Tuesday, March 17, 2009

Winter Haven

by Athol Dickson

Published by Bethany House (2008)
336 pages
It’s been thirteen years since Vera Gamble’s autistic brother ran away. Thirteen years of cloaking herself in guilt, when the dreaded call finally comes.

Vera’s older brother, Siggy, has been found. Dead. Washed up on a remote island off the coast of Maine, thousands of miles from her home in Dallas.

What she finds when she travels to the island, named Winter Haven, belies all reality. Her brother didn’t age a day after he ran away.

Does this mist-shrouded island, haunted with a deadly past, hold the secret to Siggy’s eternal youth? Will Vera uncover its secret, or will she become the island’s next victim?

Author Athol Dickson has crafted a complex novel of doubt, faith, and truth by appealing to our fears and superstitions.
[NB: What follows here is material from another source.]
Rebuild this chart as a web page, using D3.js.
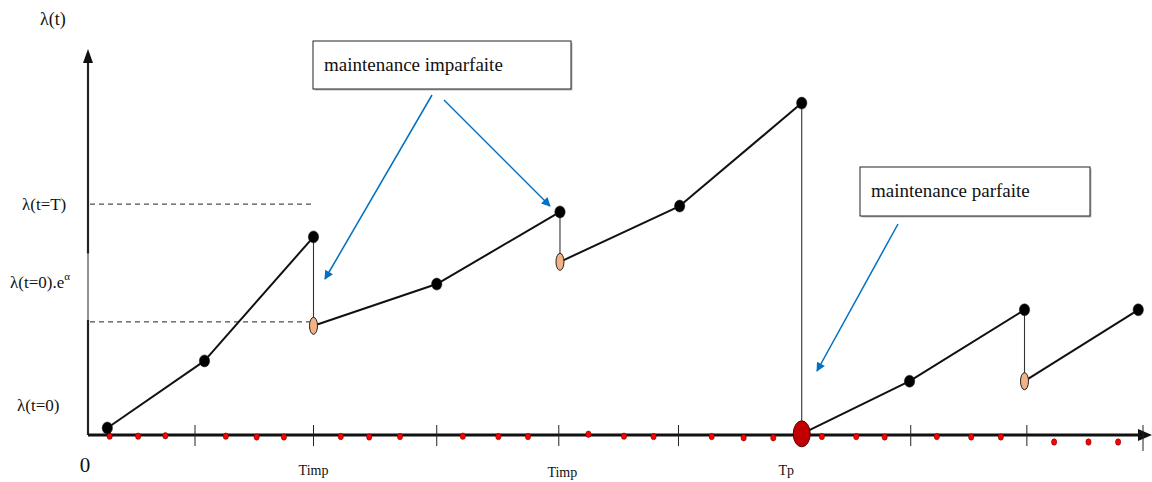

Then he illuminates the truth behind the terror. Winter Haven’s gothic, supernatural storyline is reminiscent of the writings of Frank Peretti or Ted Dekker, but Dickson’s intricate plotting and artistic prose is comparable to the literary works of Charles Martin and Dale Cramer.

It’s a novel I will definitely read again, this time opening my eyes to the truth revealed along the way.